Marvel Comics 2016
Written by David Walker
Illustrated by Sanford Greene
Coloured by Lee Loughridge
Letters and Production by VC’s Clayton Cowles
Orphan Daniel Rand earned the power of the Iron Fist in the mystical city of K’un Lun. As an adult Danny oversees the Rand Corporation and moonlights as Iron Fist: kung fu defender of the innocent. Prisoner Luke Cage was subjected to experiments that gave him superhuman strength and durability. As Power Man he’s been a hero and an Avenger, and now a husband and father. Once upon a time they were the Heroes for Hire.
I’ll be brutally honest when I was at my local shoppe picking up my pull, it was only two books, I was browsing the new wall as one does when I saw a blank sketch variant cover. Turns out it was this issue and if it hadn’t had that blank variant I would have more than likely passed on this first issue. I think over the years no one has really known what to do with these two as a pairing since their original series was cancelled. So any new series with these two always makes me leary. So it comes to this I’m actually very pleasantly surprised by this first issue.

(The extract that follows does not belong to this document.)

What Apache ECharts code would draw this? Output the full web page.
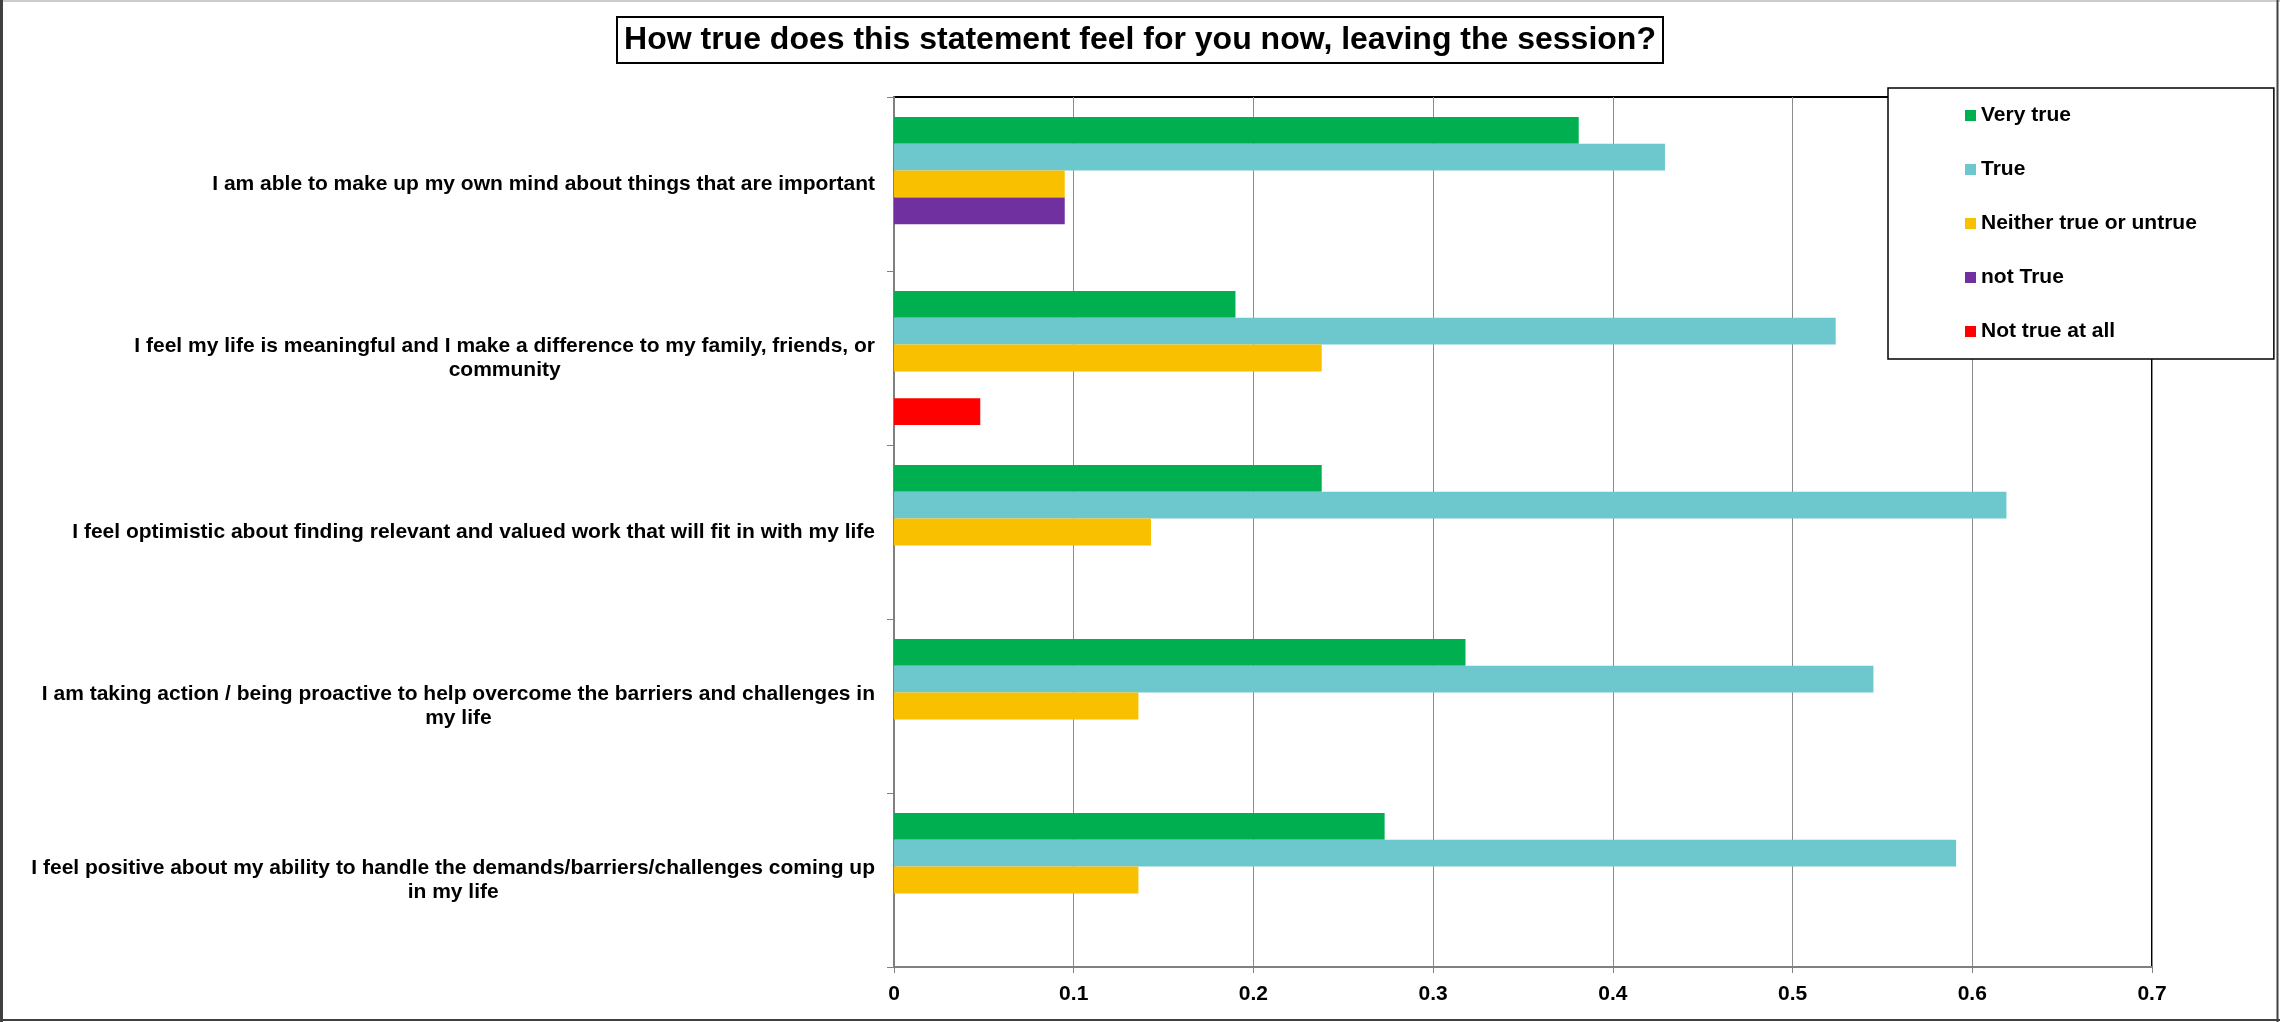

What David does here is acknowledge their past and that they are now different people then they were but are still friends who have no problem getting together to take care of old debts. While i’m being brutally honest i’m not a fan of Sanford’s interior artwork it does have it’s moments where it captures both Luke’s seriousness and Danny’s youthful enthusiasm, okay see childlike behavior, wonderfully. He does have a nice eye for page and panel layouts and does a nice job of adding backgrounds to enhance the imagery.

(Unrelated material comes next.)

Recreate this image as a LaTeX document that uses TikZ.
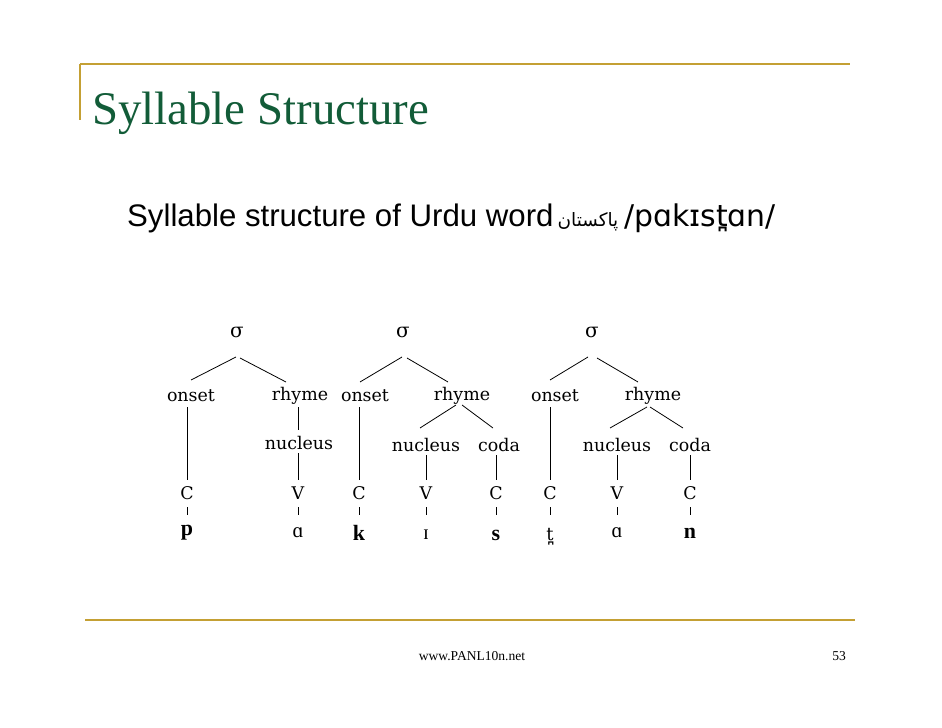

I think what surprised me the most was the balance of humour and sense of commitment, seriousness, that were put into this issue. It has a very organic feel to it so that this wasn’t a book where the characters planned on working together for any given length of time they really are just being friends to someone else. While they think of Jennie as family this issue really showcases that the boys are committed to their past but are totally different men then they used to be. It’s just a crazy set of circumstances and a bit of manipulation that has them working together and seemingly will keep them by each others side for some time. It feels organic in nature, not contrived or forced and that’s incredibly important for starting a new series. You have to believe that this is supposed to happen not that someone is pulling strings by putting them together forcing it.

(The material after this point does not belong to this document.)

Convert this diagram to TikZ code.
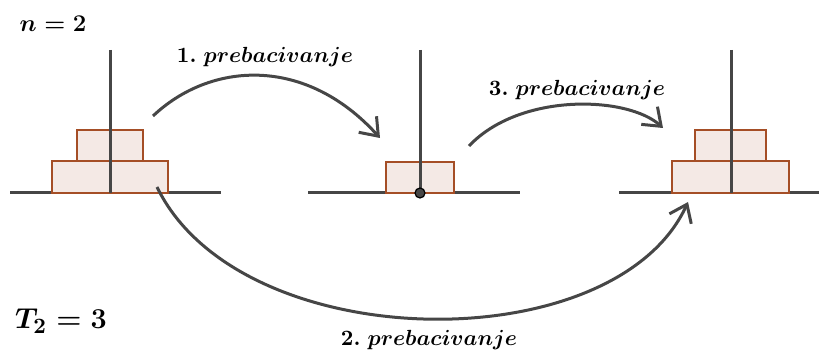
\documentclass[tikz,border=0pt]{standalone}
\usepackage{amsmath}
\usetikzlibrary{arrows.meta}
\definecolor{diskline}{RGB}{165,78,38}
\definecolor{diskfill}{RGB}{244,233,229}
\definecolor{pegline}{RGB}{70,70,70}
\begin{document}
\begin{tikzpicture}[x=0.5pt, y=-0.5pt,
  hanoibase/.style = {line width=1.5pt, draw=pegline},
  hanoipeg/.style = {line width=1.5pt, draw=pegline},
  hanoidisk/.style = {line width=1.1pt, draw=diskline, fill=diskfill},
  hanoimove/.style = {line width=1.5pt, draw=pegline, -{Straight Barb[length=8pt,width=12pt]}},
  hanoilbl/.style = {font=\fontsize{11}{13}\selectfont\boldmath}
]
  \useasboundingbox (0,0) rectangle (819,352);
  % bases
  \draw[hanoibase] (10,193) -- (221,193);
  \draw[hanoibase] (308,193) -- (520,193);
  \draw[hanoibase] (619,193) -- (819,193);
  % disks
  \draw[hanoidisk] (52,161) rectangle (168,193);
  \draw[hanoidisk] (77,130) rectangle (143,161);
  \draw[hanoidisk] (386,162) rectangle (454,193);
  \draw[hanoidisk] (672,161) rectangle (789,193);
  \draw[hanoidisk] (695,130) rectangle (766,161);
  % pegs
  \draw[hanoipeg] (110,50) -- (110,193);
  \draw[hanoipeg] (420,50) -- (420,193);
  \draw[hanoipeg] (731,50) -- (731,193);
  \filldraw[fill=pegline, draw=black, line width=0.6pt] (420,193) circle (2.5pt);
  % ends of the moves
  \coordinate (m1s) at (153,116);
  \coordinate (m1e) at (380,138);
  \coordinate (m2s) at (157,187);
  \coordinate (m2e) at (688,202);
  \coordinate (m3s) at (469,146);
  \coordinate (m3e) at (663,128);
  % moves
  \draw[hanoimove] (m1s) .. controls (210,62) and (305,55) .. (m1e);
  \draw[hanoimove] (m2s) .. controls (240,358) and (615,362) .. (m2e);
  \draw[hanoimove] (m3s) .. controls (520,92) and (628,96) .. (m3e);
  % labels
  \node[hanoilbl] (l1) at (265,57) {$1.\ prebacivanje$};
  \node[hanoilbl] (l2) at (429,340) {$2.\ prebacivanje$};
  \node[hanoilbl] (l3) at (577,90) {$3.\ prebacivanje$};
  \node[font=\fontsize{11.5}{14}\selectfont\boldmath] (n) at (53,24) {$n=2$};
  \node[font=\fontsize{15}{18}\selectfont\boldmath] (t) at (61,321) {$T_2=3$};
\end{tikzpicture}
\end{document}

I like that we see other characters in the Marvel universe like Tombstone, though seriously this looks nothing like the character should I mean he comes across as an educated Solomon Grundy instead of that flat headed mob type I’m familiar with. Another blast from the past is Black Mariah and the combination of characters such as these just keep the past alive while simultaneously moving them all into the future. A good villain is hard to ignore and sometimes when brought back the right way, such as they are here, they become better this time around.
While not a fan of Sanford’s it doesn’t really stop me from thinking about continuing with this series as David’s writing, characterization and drive where these folks are concerned. We’ll see if his style evolves and he gets better as he works on a monthly book. Regardless I think this is off to an auspicious start.